I believe it only comes as a whole assembly (carrier w/ pins) but was wondering if there is maybe an aftermarket company that sells just the pins.


----------



## Sepp (Dec 10, 2002)

*Re: 10.1" Caliper slide pins / caliper carriers, where to buy (Banditt007)*

The dealer can get them for you.
They are pretty cheap.
At least the Audi dealer can get slide pins for me.
Should be as easy for a dub.


----------



## Banditt007 (Oct 23, 2002)

*Re: 10.1" Caliper slide pins / caliper carriers, where to buy (Sepp)*

well the reason i ask is b/c in ETKA it says the caliper carrier is one assembly that includes the slide pins, and there is no part number for just the slide pins.
so i was thinking maybe an aftermarket company produces them just by themselves.


----------



## machschnelGTI (Jun 28, 2004)

*Re: 10.1" Caliper slide pins / caliper carriers, where to buy (Banditt007)*

I have new slide pins, boots, and bolts. $15 shipped for all 4 (does 2 calipers)


----------



## Banditt007 (Oct 23, 2002)

*Re: 10.1" Caliper slide pins / caliper carriers, where to buy (machschnelGTI)*

sent IM


----------



## hoooboy (Jul 7, 2006)

*Re: 10.1" Caliper slide pins / caliper carriers, where to buy (Banditt007)*

Really old post....I know....but why start a new post when I have the same question!!!
Where can I buy just sliders "guide" pins ?

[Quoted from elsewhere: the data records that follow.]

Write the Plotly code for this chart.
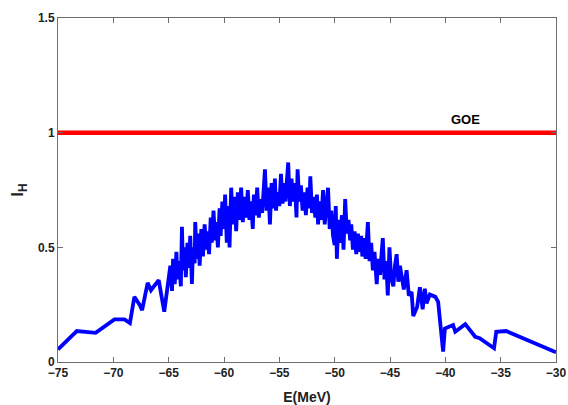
import plotly.graph_objects as go

# Blue curve: I_H versus E (MeV)
energy = [
    -75.0, -73.3, -71.6, -69.9, -69.0, -68.5, -68.1, -67.6, -67.4, -66.9, -66.6, -65.9, -65.4, -65.0,
    -64.85, -64.7, -64.6, -64.45, -64.3, -64.2, -64.05, -63.9, -63.8, -63.7, -63.55, -63.45, -63.3, -63.2,
    -63.05, -62.9, -62.8, -62.65, -62.6, -62.45, -62.3, -62.2, -62.05, -61.9, -61.75, -61.6, -61.5, -61.35,
    -61.2, -61.1, -60.95, -60.8, -60.7, -60.55, -60.4, -60.3, -60.15, -60.0, -59.9, -59.75, -59.6, -59.5,
    -59.35, -59.2, -59.05, -58.9, -58.75, -58.6, -58.45, -58.3, -58.15, -58.0, -57.85, -57.7, -57.55, -57.4,
    -57.3, -57.15, -57.0, -56.85, -56.7, -56.55, -56.4, -56.3, -56.15, -56.0, -55.85, -55.7, -55.55, -55.4,
    -55.3, -55.15, -55.0, -54.85, -54.7, -54.6, -54.45, -54.3, -54.2, -54.05, -53.9, -53.75, -53.6, -53.45,
    -53.35, -53.2, -53.05, -52.9, -52.75, -52.6, -52.45, -52.3, -52.2, -52.05, -51.9, -51.75, -51.6, -51.5,
    -51.35, -51.2, -51.05, -50.9, -50.75, -50.6, -50.45, -50.3, -50.15, -50.0, -49.9, -49.8, -49.65, -49.5,
    -49.35, -49.2, -49.05, -48.9, -48.75, -48.6, -48.5, -48.35, -48.2, -48.05, -47.9, -47.75, -47.6, -47.5,
    -47.35, -47.2, -47.0, -46.85, -46.7, -46.55, -46.4, -46.2, -46.05, -45.9, -45.75, -45.65, -45.5, -45.35,
    -45.2, -45.05, -44.9, -44.7, -44.55, -44.4, -44.25, -44.1, -43.75, -43.5, -43.3, -43.05, -42.9, -42.55,
    -42.3, -42.05, -41.85, -41.7, -41.4, -40.9, -40.65, -40.2, -40.04, -39.3, -39.1, -38.2, -37.3, -36.9,
    -35.6, -35.4, -34.5, -30.0,
]
ih = [
    0.055, 0.135, 0.127, 0.186, 0.186, 0.170, 0.284, 0.248, 0.226, 0.345, 0.313, 0.357, 0.219, 0.349,
    0.42, 0.31, 0.45, 0.34, 0.48, 0.36, 0.44, 0.33, 0.59, 0.40, 0.50, 0.37, 0.52, 0.41,
    0.55, 0.34, 0.50, 0.43, 0.61, 0.45, 0.56, 0.42, 0.58, 0.46, 0.60, 0.49, 0.57, 0.47,
    0.63, 0.52, 0.66, 0.53, 0.61, 0.50, 0.67, 0.55, 0.70, 0.58, 0.73, 0.52, 0.68, 0.50,
    0.76, 0.60, 0.72, 0.57, 0.74, 0.62, 0.76, 0.61, 0.72, 0.63, 0.75, 0.62, 0.70, 0.58,
    0.73, 0.64, 0.76, 0.63, 0.71, 0.65, 0.79, 0.84, 0.66, 0.76, 0.60, 0.78, 0.67, 0.80,
    0.66, 0.74, 0.68, 0.82, 0.69, 0.78, 0.70, 0.82, 0.87, 0.68, 0.80, 0.70, 0.78, 0.63,
    0.84, 0.70, 0.77, 0.66, 0.74, 0.64, 0.76, 0.67, 0.81, 0.65, 0.72, 0.63, 0.73, 0.60,
    0.70, 0.62, 0.75, 0.60, 0.71, 0.76, 0.58, 0.66, 0.55, 0.51, 0.68, 0.45, 0.62, 0.52,
    0.64, 0.49, 0.71, 0.56, 0.62, 0.53, 0.60, 0.49, 0.57, 0.47, 0.56, 0.48, 0.55, 0.46,
    0.54, 0.45, 0.61, 0.44, 0.52, 0.40, 0.48, 0.34, 0.45, 0.38, 0.48, 0.54, 0.36, 0.44,
    0.29, 0.50, 0.37, 0.33, 0.42, 0.47, 0.35, 0.42, 0.316, 0.40, 0.29, 0.306, 0.20, 0.24,
    0.326, 0.23, 0.32, 0.256, 0.294, 0.284, 0.262, 0.045, 0.146, 0.161, 0.132, 0.165, 0.11, 0.104,
    0.06, 0.132, 0.135, 0.042,
]

# GOE reference level
goe_x = [-75, -30]
goe_y = [1, 1]

x_ticks = [-75, -70, -65, -60, -55, -50, -45, -40, -35, -30]
y_ticks = [0, 0.5, 1, 1.5]
y_tick_labels = ["0", "0.5", "1", "1.5"]

FONT = "Liberation Sans, Arial"

fig = go.Figure()
fig.add_trace(go.Scatter(x=goe_x, y=goe_y, mode="lines",
                         line=dict(color="#ff0000", width=4.5), showlegend=False))
fig.add_trace(go.Scatter(x=energy, y=ih, mode="lines",
                         line=dict(color="#0000ff", width=3.8), showlegend=False))

fig.add_annotation(x=-38.2, y=1.0, yshift=13, text="GOE", showarrow=False,
                   font=dict(family=FONT, size=13, color="#000", weight="bold"))

axis_common = dict(showline=True, linecolor="#6e6e6e", linewidth=1, mirror="ticks",
                   ticks="inside", ticklen=5, tickcolor="#6e6e6e", showgrid=False, zeroline=False,
                   automargin=False,
                   tickfont=dict(family=FONT, size=12, color="#222", weight="bold"))

fig.update_xaxes(range=[-75, -30], tickvals=x_ticks, **axis_common,
                 title=dict(text="E(MeV)", standoff=13,
                            font=dict(family=FONT, size=14, color="#222", weight="bold")))
fig.update_yaxes(range=[0, 1.5], tickvals=y_ticks, ticktext=y_tick_labels, **axis_common,
                 title=dict(text="I<sub>H</sub>", standoff=9,
                            font=dict(family=FONT, size=17, color="#222", weight="bold")))

fig.update_layout(width=568, height=405, margin=dict(l=58, r=12, t=18, b=43, autoexpand=False),
                  paper_bgcolor="white", plot_bgcolor="white")

fig.write_html("out.html", config={"displayModeBar": False},
               post_script="document.body.style.margin='0';document.body.style.overflow='hidden';")
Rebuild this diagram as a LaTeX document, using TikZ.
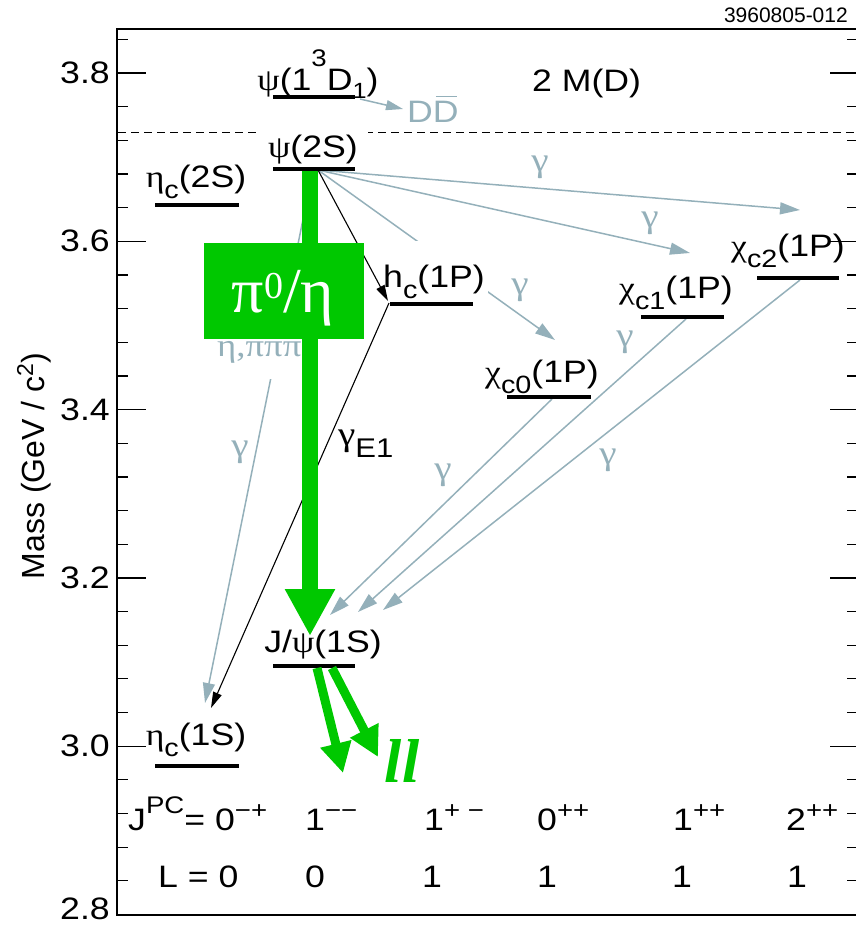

_Modified by hoooboy at 3:30 PM 3-5-2008_


----------



## SLVVR6 (Dec 19, 2000)

*Re: 10.1" Caliper slide pins / caliper carriers, where to buy (hoooboy)*

Did you check http://www.germanautoparts.com


----------



## hoooboy (Jul 7, 2006)

*Re: 10.1" Caliper slide pins / caliper carriers, where to buy (SLVVR6)*


_Quote, originally posted by *SLVVR6* »_Did you check http://www.germanautoparts.com

Boot kit, brake caliper slide pin. Includes two boots, two bolts and packet of lubricant
No slide pin...


----------



## hoooboy (Jul 7, 2006)

*Re: 10.1" Caliper slide pins / caliper carriers, where to buy (hoooboy)*

to the top!


----------



## mudanddust (Oct 24, 2007)

*Re: 10.1" Caliper slide pins / caliper carriers, where to buy (Banditt007)*

im going to dig this post out of the grave because i have the same question... where does a dubber get slide pins these days?


----------



## germancarnut51 (Mar 23, 2008)

*Re: 10.1" Caliper slide pins / caliper carriers, where to buy (mudanddust)*

I just answered this question for another Vortex member.
I couldn't find the slide pins for MKIII front calipers (Girling 10.1") at any of the Suppliers I use (europartsdirect, stopshopanddrive, RockAuto, or GAP).
If you can't find any, I have a pair of good Girling 54 10.1" caliper carriers you can have for $40, including shipping.


----------